Movies and arcades in the Inner Harbor or Towson offer passive and semi-active options; cost runs $12 to $16 for cinema tickets and $0.50 to $3 per arcade game depending on the venue's vintage and maintenance standards.
When Sky Zone Makes Sense
Sky Zone occupies a specific niche. It works best if your group is 4 to 12 people, primarily children aged 6 to 16, with one to two hours to burn and a budget of $50 to $150 total. The facility manages high volumes of young jumpers and maintains separate sessions for toddlers (ages 18 months to 5 years) on some days, making it genuinely segregated rather than mixed-age mayhem.
The East Baltimore location matters geographically. It serves Northeast Baltimore, Canton, Fells Point, and Harbor East residents without requiring the 20-to-30-minute drive to other franchise locations in Glen Burnie or further suburbs. Parking is available on-site.
Physical exertion is the entire point. If you need to burn two hours of kinetic energy from children who already attend school sports or gymnastics, Sky Zone delivers repetitive, unstructured jumping. It does not build skills; it channels existing energy. Parents are not expected to jump; seating areas exist, though they are basic.
The socialization is loose and peer-oriented rather than coached. This differs fundamentally from organized sports leagues through the Parks and Recreation Department or private gyms, where instruction and skill progression are central.
Practical Considerations
Age and ability: Children under 18 months are not permitted. Children 18 months to 5 years attend designated toddler sessions, typically weekday mornings, with separate fees. School-aged children and teenagers integrate into the main sessions. Supervision is the parent's responsibility; Sky Zone staff monitor safety rules but do not provide childcare. Children with significant mobility issues or severe sensory sensitivities to noise and chaos should avoid this environment.
Cost efficiency: If you plan more than two visits per month, ask whether Sky Zone offers punch cards or membership packages. Some franchises offer monthly unlimited jump memberships starting around $60 to $80, which breaks even after four peak-time visits. Call ahead about current membership rates.

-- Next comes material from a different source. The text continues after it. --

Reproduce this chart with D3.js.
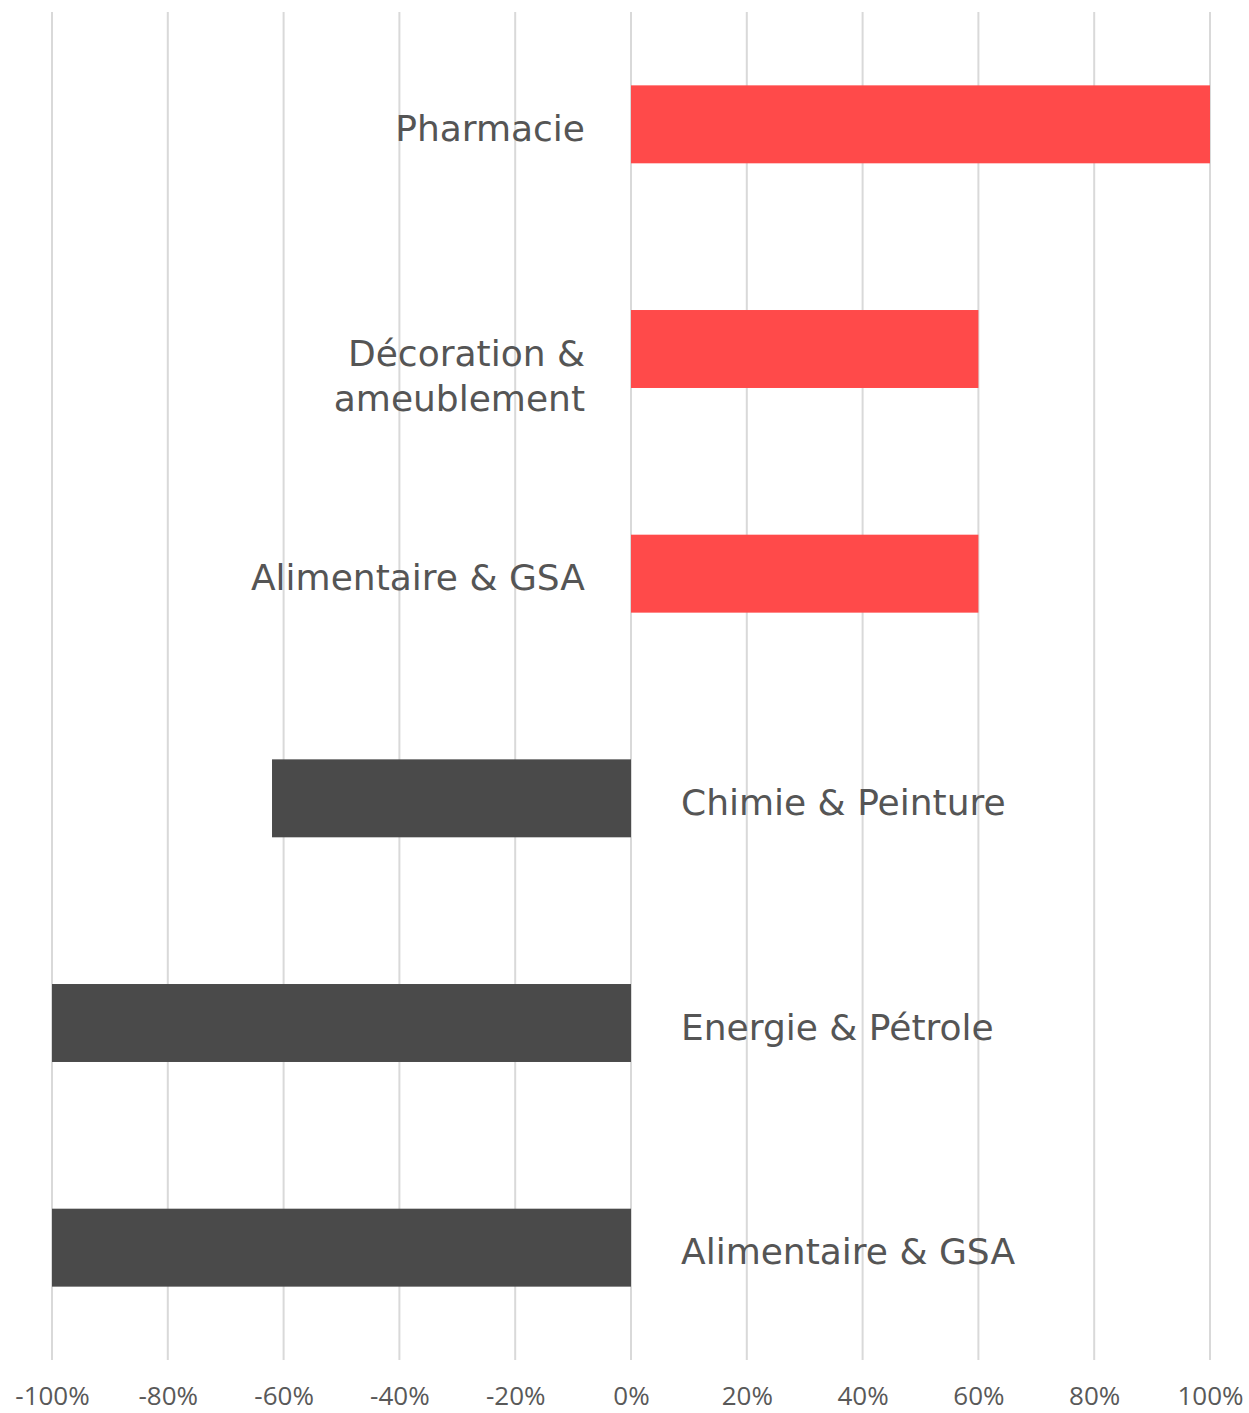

Alternatives for specific needs: If your goal is socializing in a structured setting, organized activities through the Recreation Department (basketball leagues, swimming lessons) are cheaper and deliver coaching. If your goal is exercise, open gym time at community centers or membership at a YMCA branch provides better long-term value. If your goal is managing behavior or occupying time on a rainy day once or twice yearly, Sky Zone is efficient but not economical compared to cinema or arcade costs.
What to bring: Socks (mandatory; bring your own or pay $5). Water bottles are permitted; many visitors bring their own rather than buying concession drinks. Phone charging is not typically available, so leave devices at home or with a supervising adult.
Sky Zone's appeal is situational. It solves a specific problem: burning structured time indoors without requiring membership, skill level, or complex logistics. For that exact use case, it delivers. For everything else, Baltimore offers cheaper, more targeted options.